■ Written exercise
Transcribe the material in full. Nothing should differ except that the pictures are left out.

------------------------

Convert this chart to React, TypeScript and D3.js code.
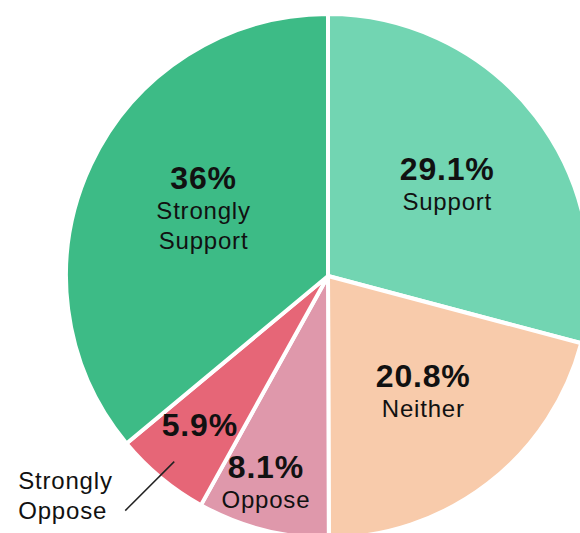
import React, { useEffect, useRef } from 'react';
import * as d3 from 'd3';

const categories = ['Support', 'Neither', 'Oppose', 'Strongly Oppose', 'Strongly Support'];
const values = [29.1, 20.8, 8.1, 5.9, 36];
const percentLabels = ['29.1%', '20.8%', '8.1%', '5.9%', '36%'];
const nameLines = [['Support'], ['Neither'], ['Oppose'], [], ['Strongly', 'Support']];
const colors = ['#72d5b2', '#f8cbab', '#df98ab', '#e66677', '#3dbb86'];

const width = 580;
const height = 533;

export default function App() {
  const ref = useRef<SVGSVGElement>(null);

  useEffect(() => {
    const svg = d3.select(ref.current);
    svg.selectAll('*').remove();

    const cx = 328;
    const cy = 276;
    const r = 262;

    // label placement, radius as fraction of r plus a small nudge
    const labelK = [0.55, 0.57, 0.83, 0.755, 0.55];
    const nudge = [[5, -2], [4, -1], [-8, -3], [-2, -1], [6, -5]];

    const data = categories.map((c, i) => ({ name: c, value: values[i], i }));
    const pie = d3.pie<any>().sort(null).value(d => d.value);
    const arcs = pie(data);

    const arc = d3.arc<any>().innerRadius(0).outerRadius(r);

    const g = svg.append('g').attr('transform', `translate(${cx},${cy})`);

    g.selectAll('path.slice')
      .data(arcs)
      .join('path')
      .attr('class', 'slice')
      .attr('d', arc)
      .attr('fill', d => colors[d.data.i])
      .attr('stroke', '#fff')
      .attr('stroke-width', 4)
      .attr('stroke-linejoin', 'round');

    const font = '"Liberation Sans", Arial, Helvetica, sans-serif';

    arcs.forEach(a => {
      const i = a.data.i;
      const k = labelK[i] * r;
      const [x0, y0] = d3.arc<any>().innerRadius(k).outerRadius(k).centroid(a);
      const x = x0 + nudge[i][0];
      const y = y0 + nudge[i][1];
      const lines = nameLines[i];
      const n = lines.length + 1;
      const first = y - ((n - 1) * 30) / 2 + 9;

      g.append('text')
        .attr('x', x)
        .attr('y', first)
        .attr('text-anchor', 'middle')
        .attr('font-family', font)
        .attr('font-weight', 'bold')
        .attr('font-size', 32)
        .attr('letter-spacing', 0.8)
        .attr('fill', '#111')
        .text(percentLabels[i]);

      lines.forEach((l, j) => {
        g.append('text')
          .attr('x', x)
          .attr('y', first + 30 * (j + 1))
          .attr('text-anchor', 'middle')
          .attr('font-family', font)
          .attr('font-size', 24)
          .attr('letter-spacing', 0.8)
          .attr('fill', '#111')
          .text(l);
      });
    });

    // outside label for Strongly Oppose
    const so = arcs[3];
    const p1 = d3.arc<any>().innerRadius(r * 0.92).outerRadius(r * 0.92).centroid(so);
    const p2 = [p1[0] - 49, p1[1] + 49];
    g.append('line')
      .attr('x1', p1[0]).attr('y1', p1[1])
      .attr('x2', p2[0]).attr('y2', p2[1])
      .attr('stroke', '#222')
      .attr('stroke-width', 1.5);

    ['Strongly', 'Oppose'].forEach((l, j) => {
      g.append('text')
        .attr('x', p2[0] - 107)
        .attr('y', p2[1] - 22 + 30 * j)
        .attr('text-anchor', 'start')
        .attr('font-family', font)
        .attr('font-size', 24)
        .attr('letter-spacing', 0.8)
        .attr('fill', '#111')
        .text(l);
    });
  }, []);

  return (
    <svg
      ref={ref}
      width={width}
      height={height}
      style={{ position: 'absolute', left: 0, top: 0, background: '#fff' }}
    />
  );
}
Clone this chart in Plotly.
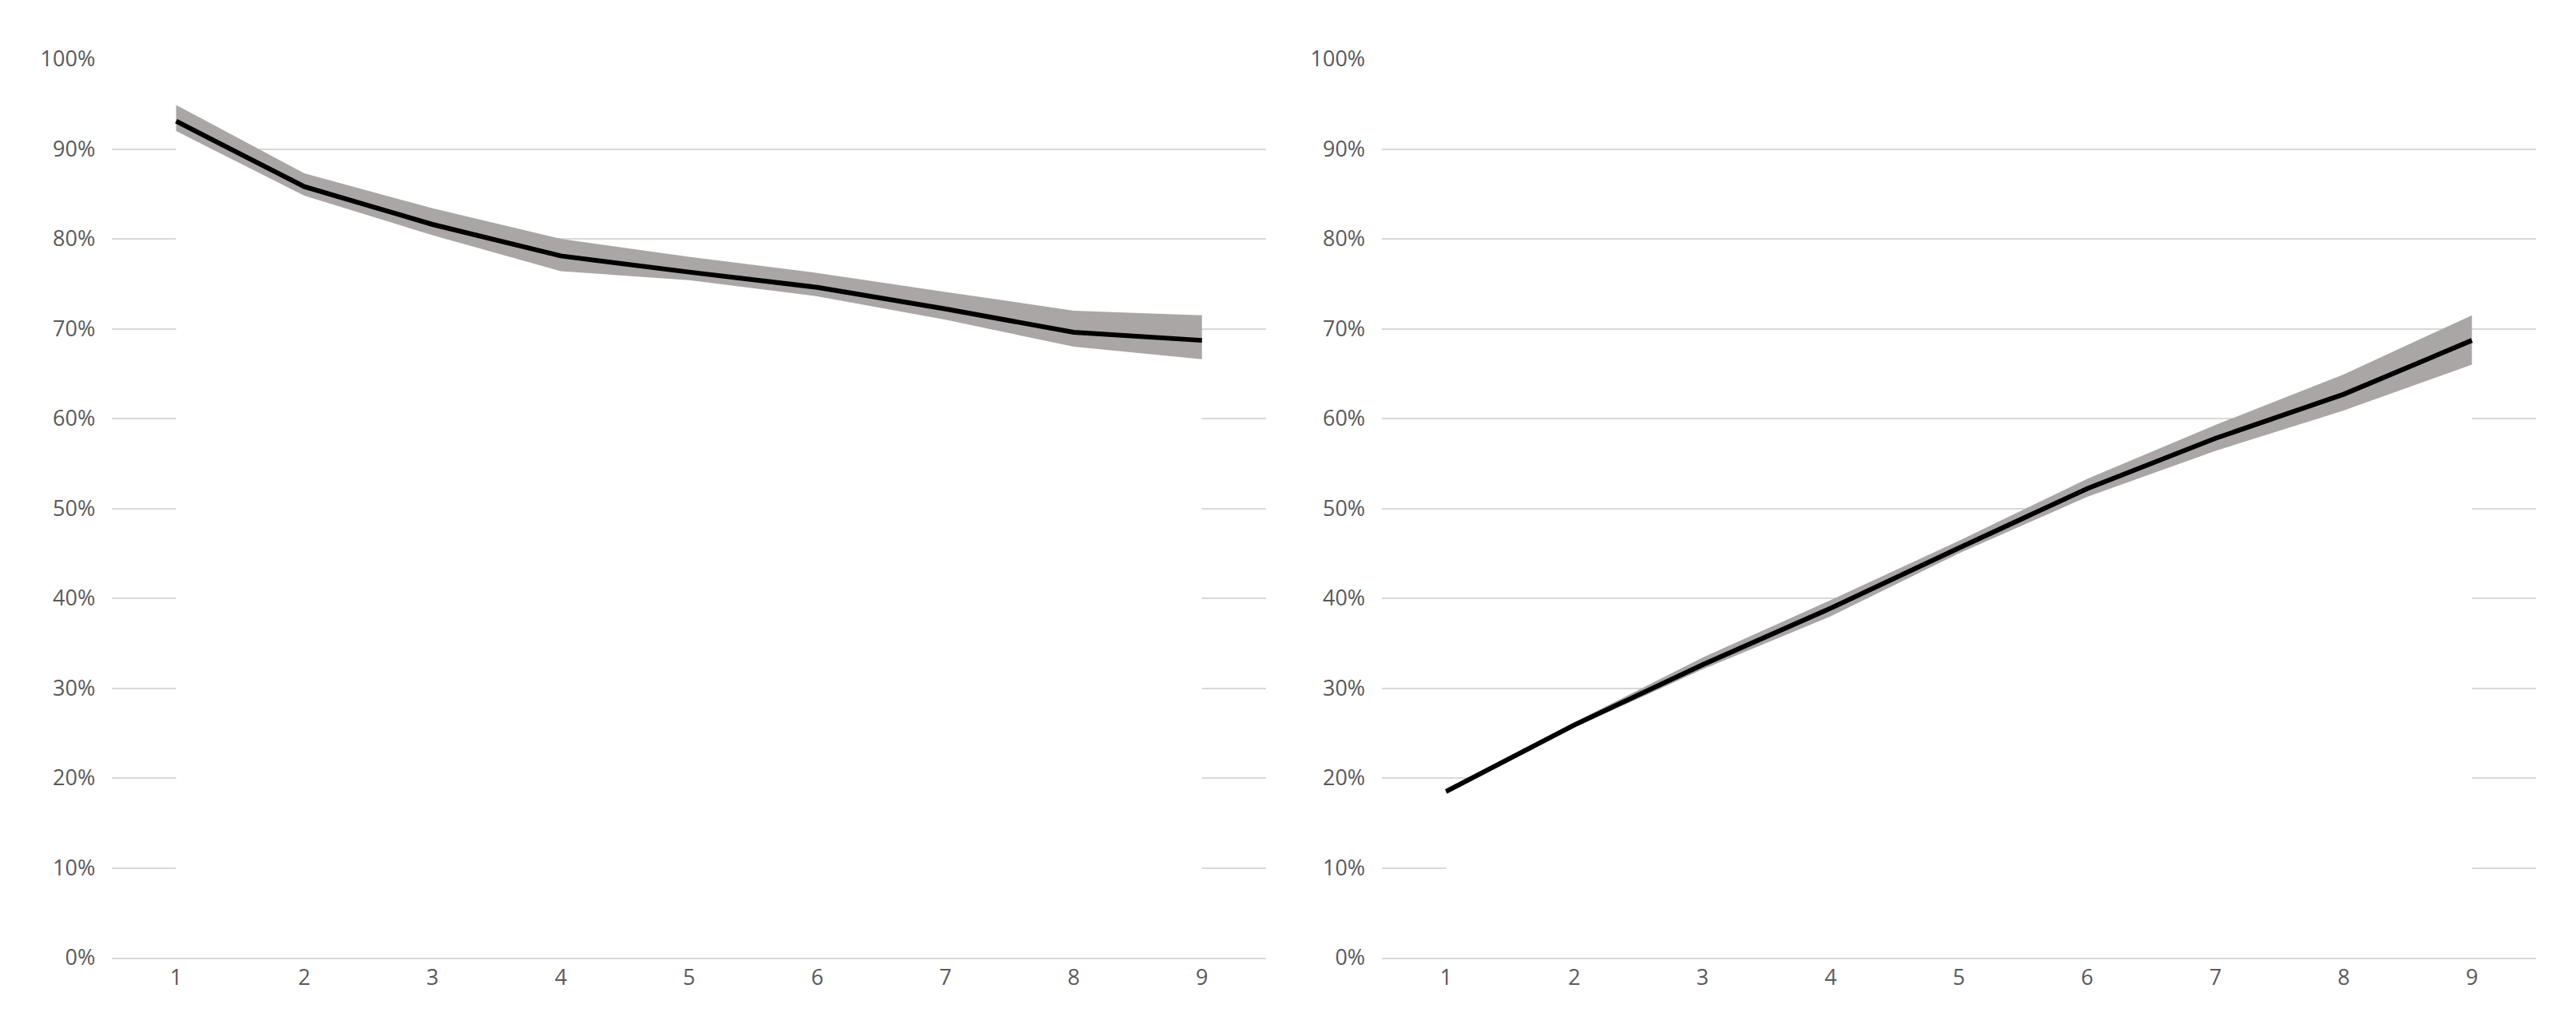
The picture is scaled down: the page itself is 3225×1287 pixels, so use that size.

------------------------

■ Exercise answer
Convert this chart to React, TypeScript and D3.js code.
import React, { useEffect, useRef } from 'react';
import * as d3 from 'd3';

const categories = ['Support', 'Neither', 'Oppose', 'Strongly Oppose', 'Strongly Support'];
const values = [29.1, 20.8, 8.1, 5.9, 36];
const percentLabels = ['29.1%', '20.8%', '8.1%', '5.9%', '36%'];
const nameLines = [['Support'], ['Neither'], ['Oppose'], [], ['Strongly', 'Support']];
const colors = ['#72d5b2', '#f8cbab', '#df98ab', '#e66677', '#3dbb86'];

const width = 580;
const height = 533;

export default function App() {
  const ref = useRef<SVGSVGElement>(null);

  useEffect(() => {
    const svg = d3.select(ref.current);
    svg.selectAll('*').remove();

    const cx = 328;
    const cy = 276;
    const r = 262;

    // label placement, radius as fraction of r plus a small nudge
    const labelK = [0.55, 0.57, 0.83, 0.755, 0.55];
    const nudge = [[5, -2], [4, -1], [-8, -3], [-2, -1], [6, -5]];

    const data = categories.map((c, i) => ({ name: c, value: values[i], i }));
    const pie = d3.pie<any>().sort(null).value(d => d.value);
    const arcs = pie(data);

    const arc = d3.arc<any>().innerRadius(0).outerRadius(r);

    const g = svg.append('g').attr('transform', `translate(${cx},${cy})`);

    g.selectAll('path.slice')
      .data(arcs)
      .join('path')
      .attr('class', 'slice')
      .attr('d', arc)
      .attr('fill', d => colors[d.data.i])
      .attr('stroke', '#fff')
      .attr('stroke-width', 4)
      .attr('stroke-linejoin', 'round');

    const font = '"Liberation Sans", Arial, Helvetica, sans-serif';

    arcs.forEach(a => {
      const i = a.data.i;
      const k = labelK[i] * r;
      const [x0, y0] = d3.arc<any>().innerRadius(k).outerRadius(k).centroid(a);
      const x = x0 + nudge[i][0];
      const y = y0 + nudge[i][1];
      const lines = nameLines[i];
      const n = lines.length + 1;
      const first = y - ((n - 1) * 30) / 2 + 9;

      g.append('text')
        .attr('x', x)
        .attr('y', first)
        .attr('text-anchor', 'middle')
        .attr('font-family', font)
        .attr('font-weight', 'bold')
        .attr('font-size', 32)
        .attr('letter-spacing', 0.8)
        .attr('fill', '#111')
        .text(percentLabels[i]);

      lines.forEach((l, j) => {
        g.append('text')
          .attr('x', x)
          .attr('y', first + 30 * (j + 1))
          .attr('text-anchor', 'middle')
          .attr('font-family', font)
          .attr('font-size', 24)
          .attr('letter-spacing', 0.8)
          .attr('fill', '#111')
          .text(l);
      });
    });

    // outside label for Strongly Oppose
    const so = arcs[3];
    const p1 = d3.arc<any>().innerRadius(r * 0.92).outerRadius(r * 0.92).centroid(so);
    const p2 = [p1[0] - 49, p1[1] + 49];
    g.append('line')
      .attr('x1', p1[0]).attr('y1', p1[1])
      .attr('x2', p2[0]).attr('y2', p2[1])
      .attr('stroke', '#222')
      .attr('stroke-width', 1.5);

    ['Strongly', 'Oppose'].forEach((l, j) => {
      g.append('text')
        .attr('x', p2[0] - 107)
        .attr('y', p2[1] - 22 + 30 * j)
        .attr('text-anchor', 'start')
        .attr('font-family', font)
        .attr('font-size', 24)
        .attr('letter-spacing', 0.8)
        .attr('fill', '#111')
        .text(l);
    });
  }, []);

  return (
    <svg
      ref={ref}
      width={width}
      height={height}
      style={{ position: 'absolute', left: 0, top: 0, background: '#fff' }}
    />
  );
}
Clone this chart in Plotly.
The picture is scaled down: the page itself is 3225×1287 pixels, so use that size.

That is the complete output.